##### RECORDS FOR THE EXERCISE #####

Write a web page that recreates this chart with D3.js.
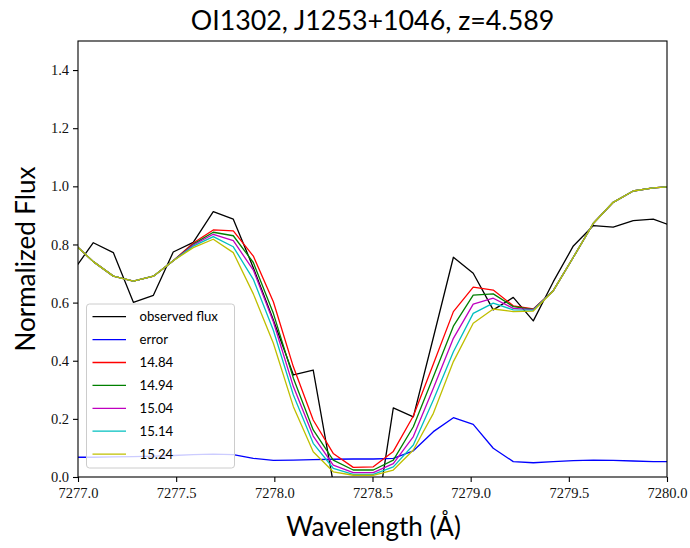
<!DOCTYPE html>
<html>
<head>
<meta charset="utf-8">
<script src="https://cdn.jsdelivr.net/npm/d3@7"></script>
<style>
  html, body { margin: 0; padding: 0; background: #fff; }
  svg { display: block; }
</style>
</head>
<body>
<svg id="chart" width="690" height="548"></svg>
<script>
// ---------------- data ----------------
const wavelength = [7276.976, 7277.078, 7277.180, 7277.282, 7277.384, 7277.485, 7277.587, 7277.689, 7277.791, 7277.893,
  7277.995, 7278.097, 7278.198, 7278.300, 7278.402, 7278.504, 7278.606, 7278.708, 7278.810, 7278.912,
  7279.013, 7279.115, 7279.217, 7279.319, 7279.421, 7279.523, 7279.625, 7279.726, 7279.828, 7279.930, 7280.032];

const observedFlux = [0.71, 0.806, 0.772, 0.601, 0.625, 0.774, 0.807, 0.913, 0.887, 0.72,
  0.54, 0.351, 0.368, -0.02, -0.15, -0.21, 0.238, 0.207, 0.48, 0.756,
  0.701, 0.575, 0.618, 0.537, 0.672, 0.795, 0.865, 0.860, 0.882, 0.887, 0.862];

const errorFlux = [0.068, 0.068, 0.069, 0.070, 0.072, 0.074, 0.077, 0.079, 0.077, 0.064,
  0.057, 0.058, 0.060, 0.061, 0.062, 0.062, 0.064, 0.090, 0.156, 0.204,
  0.181, 0.099, 0.053, 0.049, 0.053, 0.056, 0.058, 0.057, 0.055, 0.053, 0.053];

const model1484 = [0.805, 0.741, 0.691, 0.674, 0.691, 0.744, 0.805, 0.850, 0.847, 0.760,
  0.603, 0.379, 0.196, 0.081, 0.033, 0.035, 0.088, 0.210, 0.389, 0.569,
  0.653, 0.643, 0.589, 0.578, 0.641, 0.756, 0.873, 0.945, 0.984, 0.995, 1.000];
const model1494 = [0.805, 0.741, 0.691, 0.674, 0.691, 0.744, 0.801, 0.842, 0.830, 0.738,
  0.563, 0.340, 0.162, 0.058, 0.024, 0.024, 0.058, 0.173, 0.345, 0.519,
  0.626, 0.630, 0.586, 0.577, 0.641, 0.756, 0.873, 0.945, 0.984, 0.995, 1.000];
const model1504 = [0.805, 0.741, 0.691, 0.674, 0.691, 0.744, 0.798, 0.835, 0.813, 0.712,
  0.534, 0.311, 0.141, 0.041, 0.015, 0.015, 0.046, 0.139, 0.305, 0.477,
  0.595, 0.615, 0.580, 0.576, 0.641, 0.756, 0.873, 0.945, 0.984, 0.995, 1.000];
const model1514 = [0.805, 0.741, 0.691, 0.674, 0.691, 0.744, 0.794, 0.827, 0.792, 0.680,
  0.505, 0.282, 0.116, 0.030, 0.009, 0.009, 0.035, 0.110, 0.265, 0.431,
  0.563, 0.598, 0.575, 0.574, 0.641, 0.756, 0.873, 0.945, 0.984, 0.995, 1.000];
const model1524 = [0.805, 0.741, 0.691, 0.674, 0.691, 0.744, 0.789, 0.818, 0.772, 0.630,
  0.460, 0.242, 0.087, 0.018, 0.006, 0.006, 0.024, 0.093, 0.219, 0.397,
  0.529, 0.578, 0.569, 0.571, 0.641, 0.756, 0.873, 0.945, 0.984, 0.995, 1.000];

const seriesNames = ["observed flux", "error", "14.84", "14.94", "15.04", "15.14", "15.24"];
const seriesValues = [observedFlux, errorFlux, model1484, model1494, model1504, model1514, model1524];
const seriesColors = ["#000000", "#0000ff", "#ff0000", "#008000", "#bf00bf", "#00bfbf", "#bfbf00"];

const xTicks = [7277.0, 7277.5, 7278.0, 7278.5, 7279.0, 7279.5, 7280.0];
const yTicks = [0.0, 0.2, 0.4, 0.6, 0.8, 1.0, 1.2, 1.4];
const titleText = "OI1302, J1253+1046, z=4.589";
const xLabelText = "Wavelength (Å)";
const yLabelText = "Normalized Flux";

// ---------------- layout ----------------
const mLeft = 78, mRight = 667, mTop = 41, mBottom = 477;

const svg = d3.select("#chart");
const x = d3.scaleLinear().domain([7277.0, 7280.0]).range([mLeft, mRight]);
const y = d3.scaleLinear().domain([0, 1.5]).range([mBottom, mTop]);

svg.append("defs").append("clipPath").attr("id", "plotclip")
  .append("rect").attr("x", mLeft).attr("y", mTop).attr("width", mRight - mLeft).attr("height", mBottom - mTop);

const plot = svg.append("g").attr("clip-path", "url(#plotclip)");
const line = d3.line().x((d, i) => x(wavelength[i])).y(d => y(d));

seriesValues.forEach((vals, k) => {
  plot.append("path")
    .datum(vals)
    .attr("d", line)
    .attr("fill", "none")
    .attr("stroke", seriesColors[k])
    .attr("stroke-width", 1.3)
    .attr("stroke-linejoin", "round");
});

// axes
const tickFont = "'Liberation Serif', 'DejaVu Serif', serif";
const xAxis = d3.axisBottom(x).tickValues(xTicks).tickFormat(d3.format(".1f")).tickSizeInner(5).tickSizeOuter(0).tickPadding(6);
const yAxis = d3.axisLeft(y).tickValues(yTicks).tickFormat(d3.format(".1f")).tickSizeInner(5).tickSizeOuter(0).tickPadding(4);

const gx = svg.append("g").attr("transform", `translate(0,${mBottom})`).call(xAxis);
const gy = svg.append("g").attr("transform", `translate(${mLeft},0)`).call(yAxis);
[gx, gy].forEach(g => {
  g.select(".domain").remove();
  g.selectAll("line").attr("stroke", "#000").attr("stroke-width", 1.1);
  g.selectAll("text").attr("font-family", tickFont).attr("font-size", 14.5).attr("fill", "#111");
});

// frame
svg.append("rect").attr("x", mLeft).attr("y", mTop).attr("width", mRight - mLeft).attr("height", mBottom - mTop)
  .attr("fill", "none").attr("stroke", "#000").attr("stroke-width", 1.1);

// labels
const sansFont = "Lato, 'Open Sans', 'DejaVu Sans', sans-serif";
svg.append("text").attr("x", (mLeft + mRight) / 2).attr("y", 30).attr("text-anchor", "middle")
  .attr("font-family", sansFont).attr("font-size", 26.8).attr("fill", "#000").text(titleText);
svg.append("text").attr("x", (mLeft + mRight) / 2 + 1).attr("y", 536).attr("text-anchor", "middle")
  .attr("font-family", sansFont).attr("font-size", 26).attr("fill", "#000").text(xLabelText);
svg.append("text").attr("transform", `translate(35,${(mTop + mBottom) / 2}) rotate(-90)`).attr("text-anchor", "middle")
  .attr("font-family", sansFont).attr("font-size", 26).attr("fill", "#000").text(yLabelText);

// legend
const lg = svg.append("g");
lg.append("rect").attr("x", 86.5).attr("y", 304).attr("width", 148).attr("height", 164)
  .attr("rx", 3).attr("fill", "#fff").attr("fill-opacity", 0.8).attr("stroke", "#cccccc").attr("stroke-width", 1);
seriesNames.forEach((name, k) => {
  const yy = 316.7 + k * 22.9;
  lg.append("line").attr("x1", 92.5).attr("x2", 126).attr("y1", yy).attr("y2", yy)
    .attr("stroke", seriesColors[k]).attr("stroke-width", 1.3);
  lg.append("text").attr("x", 139.5).attr("y", yy).attr("dy", "0.36em")
    .attr("font-family", sansFont).attr("font-size", 13.2).attr("fill", "#000").text(name);
});
</script>
</body>
</html>
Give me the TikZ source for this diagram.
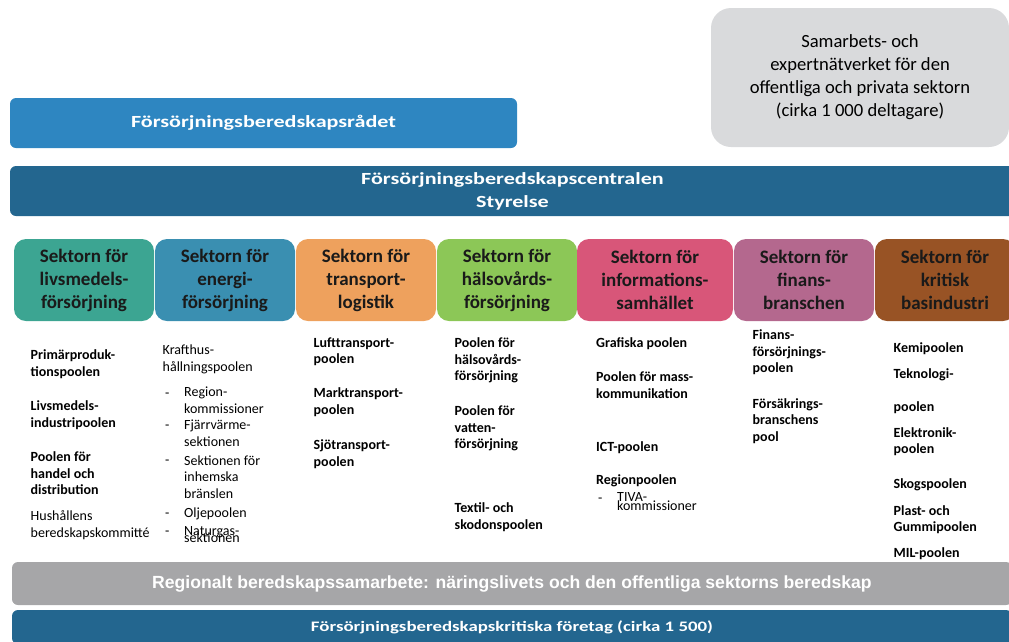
\documentclass[tikz,border=0pt]{standalone}
\usepackage{fontspec}
\setmainfont{Carlito}
\newfontfamily\barfont[FakeStretch=1.3]{Carlito}
\newfontfamily\arialfont{Liberation Sans}

\definecolor{natgray}{RGB}{217,218,220}
\definecolor{raadblue}{RGB}{46,134,193}
\definecolor{centblue}{RGB}{35,102,143}
\definecolor{regiongray}{RGB}{166,166,168}
\definecolor{livs}{RGB}{60,165,146}
\definecolor{energi}{RGB}{58,143,177}
\definecolor{transp}{RGB}{238,161,93}
\definecolor{halso}{RGB}{140,199,87}
\definecolor{info}{RGB}{216,86,121}
\definecolor{finans}{RGB}{180,104,142}
\definecolor{kritisk}{RGB}{152,83,37}
\definecolor{titletext}{RGB}{26,26,26}

\begin{document}
\begin{tikzpicture}[x=1pt,y=-1pt,
    box/.style={inner sep=0pt,rounded corners=6pt},
    bar/.style={box,text=white,align=center},
    sektor/.style={box,rounded corners=12pt,minimum width=140pt,minimum height=82pt,
      align=center,text=titletext,font=\fontsize{19}{23}\selectfont\bfseries},
    pool/.style={anchor=base west,inner sep=0pt,align=left,text=black,
      font=\fontsize{14}{16.5}\selectfont\bfseries},
    poolreg/.style={pool,font=\fontsize{14}{16.5}\selectfont}]
  \clip (0,0) rectangle (1009,641);

%% top row: council and the network box
  \node[box,rounded corners=20pt,fill=natgray,minimum width=298pt,minimum height=139pt,
    align=center,font=\fontsize{18.6}{23}\selectfont] (natverk) at (860,77.5)
    {Samarbets- och\\expertnätverket för den\\offentliga och privata sektorn\\(cirka 1 000 deltagare)};
  \node[bar,fill=raadblue,minimum width=507pt,minimum height=50pt,
    font=\barfont\fontsize{17}{23}\selectfont\bfseries] (raadet) at (263.5,123)
    {Försörjningsberedskapsrådet};
  \node[bar,fill=centblue,minimum width=1005pt,minimum height=50pt,
    font=\barfont\fontsize{17}{23}\selectfont\bfseries] (central) at (512.5,191)
    {Försörjningsberedskapscentralen\\Styrelse};

%% sectors
  \node[sektor,fill=livs] (livs) at (84,280) {Sektorn för\\livsmedels-\\försörjning};
  \node[sektor,fill=energi] (energi) at (225,280) {Sektorn för\\energi-\\försörjning};
  \node[sektor,fill=transp] (transport) at (366,280) {Sektorn för\\transport-\\logistik};
  \node[sektor,fill=halso] (halsa) at (507,280) {Sektorn för\\hälsovårds-\\försörjning};
  \node[sektor,fill=info,minimum width=156pt] (info) at (655,280) {Sektorn för\\informations-\\samhället};
  \node[sektor,fill=finans] (finans) at (804,280) {Sektorn för\\finans-\\branschen};
  \node[sektor,fill=kritisk] (kritisk) at (945,280) {Sektorn för\\kritisk\\basindustri};

%% pools under each sector (y is the baseline of the last line)
  \node[pool] (livs1) at (30.5,376) {Primärproduk-\\tionspoolen};
  \node[pool] (livs2) at (30.5,427) {Livsmedels-\\industripoolen};
  \node[pool] (livs3) at (30.5,494.5) {Poolen för\\handel och\\distribution};
  \node[poolreg] (livs4) at (30.5,537) {Hushållens\\beredskapskommitté};

  \node[poolreg] (energi1) at (162.5,371) {Krafthus-\\hållningspoolen};
  \node[poolreg] (energi2d) at (165,397) {-};
  \node[poolreg] (energi2) at (184,413) {Region-\\kommissioner};
  \node[poolreg] (energi3d) at (165,429) {-};
  \node[poolreg] (energi3) at (184,446) {Fjärrvärme-\\sektionen};
  \node[poolreg] (energi4d) at (165,464) {-};
  \node[poolreg] (energi4) at (184,498) {Sektionen för\\inhemska\\bränslen};
  \node[poolreg] (energi5d) at (165,517.5) {-};
  \node[poolreg] (energi5) at (184,517.5) {Oljepoolen};
  \node[poolreg] (energi6d) at (165,535.5) {-};
  \node[poolreg] (energi6a) at (184,535.5) {Naturgas-};
  \node[poolreg] (energi6b) at (184,542.5) {sektionen};

  \node[pool] (transp1) at (313.5,363.5) {Lufttransport-\\poolen};
  \node[pool] (transp2) at (313.5,414) {Marktransport-\\poolen};
  \node[pool] (transp3) at (313.5,466) {Sjötransport-\\poolen};

  \node[pool] (halsa1) at (454.5,380.5) {Poolen för\\hälsovårds-\\försörjning};
  \node[pool] (halsa2) at (454.5,448.5) {Poolen för\\vatten-\\försörjning};
  \node[pool] (halsa3) at (454.5,529) {Textil- och\\skodonspoolen};

  \node[pool] (info1) at (596,347.5) {Grafiska poolen};
  \node[pool] (info2) at (596,398) {Poolen för mass-\\kommunikation};
  \node[pool] (info3) at (596,451) {ICT-poolen};
  \node[pool] (info4) at (596,484) {Regionpoolen};
  \node[poolreg] (info5d) at (598,502) {-};
  \node[poolreg] (info5a) at (617,501) {TIVA-};
  \node[poolreg] (info5b) at (617,510.5) {kommissioner};

  \node[pool] (finans1) at (752.5,372.5) {Finans-\\försörjnings-\\poolen};
  \node[pool] (finans2) at (752.5,441) {Försäkrings-\\branschens\\pool};

  \node[pool] (kritisk1) at (893.5,352.5) {Kemipoolen};
  \node[pool] (kritisk2) at (893.5,378.5) {Teknologi-};
  \node[pool] (kritisk3) at (893.5,411) {poolen};
  \node[pool] (kritisk4) at (893.5,453.5) {Elektronik-\\poolen};
  \node[pool] (kritisk5) at (893.5,488.5) {Skogspoolen};
  \node[pool] (kritisk6) at (893.5,531.5) {Plast- och\\Gummipoolen};
  \node[pool] (kritisk7) at (893.5,557.5) {MIL-poolen};

%% bottom bars
  \node[bar,fill=regiongray,minimum width=1000pt,minimum height=43pt,
    font=\arialfont\fontsize{17.6}{20}\selectfont\bfseries] (regional) at (512,583.5)
    {Regionalt beredskapssamarbete: näringslivets och den offentliga sektorns beredskap};
  \node[bar,fill=centblue,minimum width=1000pt,minimum height=34pt,
    font=\barfont\fontsize{14.5}{18}\selectfont\bfseries] (foretag) at (512,627)
    {Försörjningsberedskapskritiska företag (cirka 1 500)};

\end{tikzpicture}
\end{document}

#####

WHAT IS ASKED:
Which lines of the material contain the string "this"? List each of them.

WRITTEN RESPONSE:
Write a web page that recreates this chart with D3.js.
Give me the TikZ source for this diagram.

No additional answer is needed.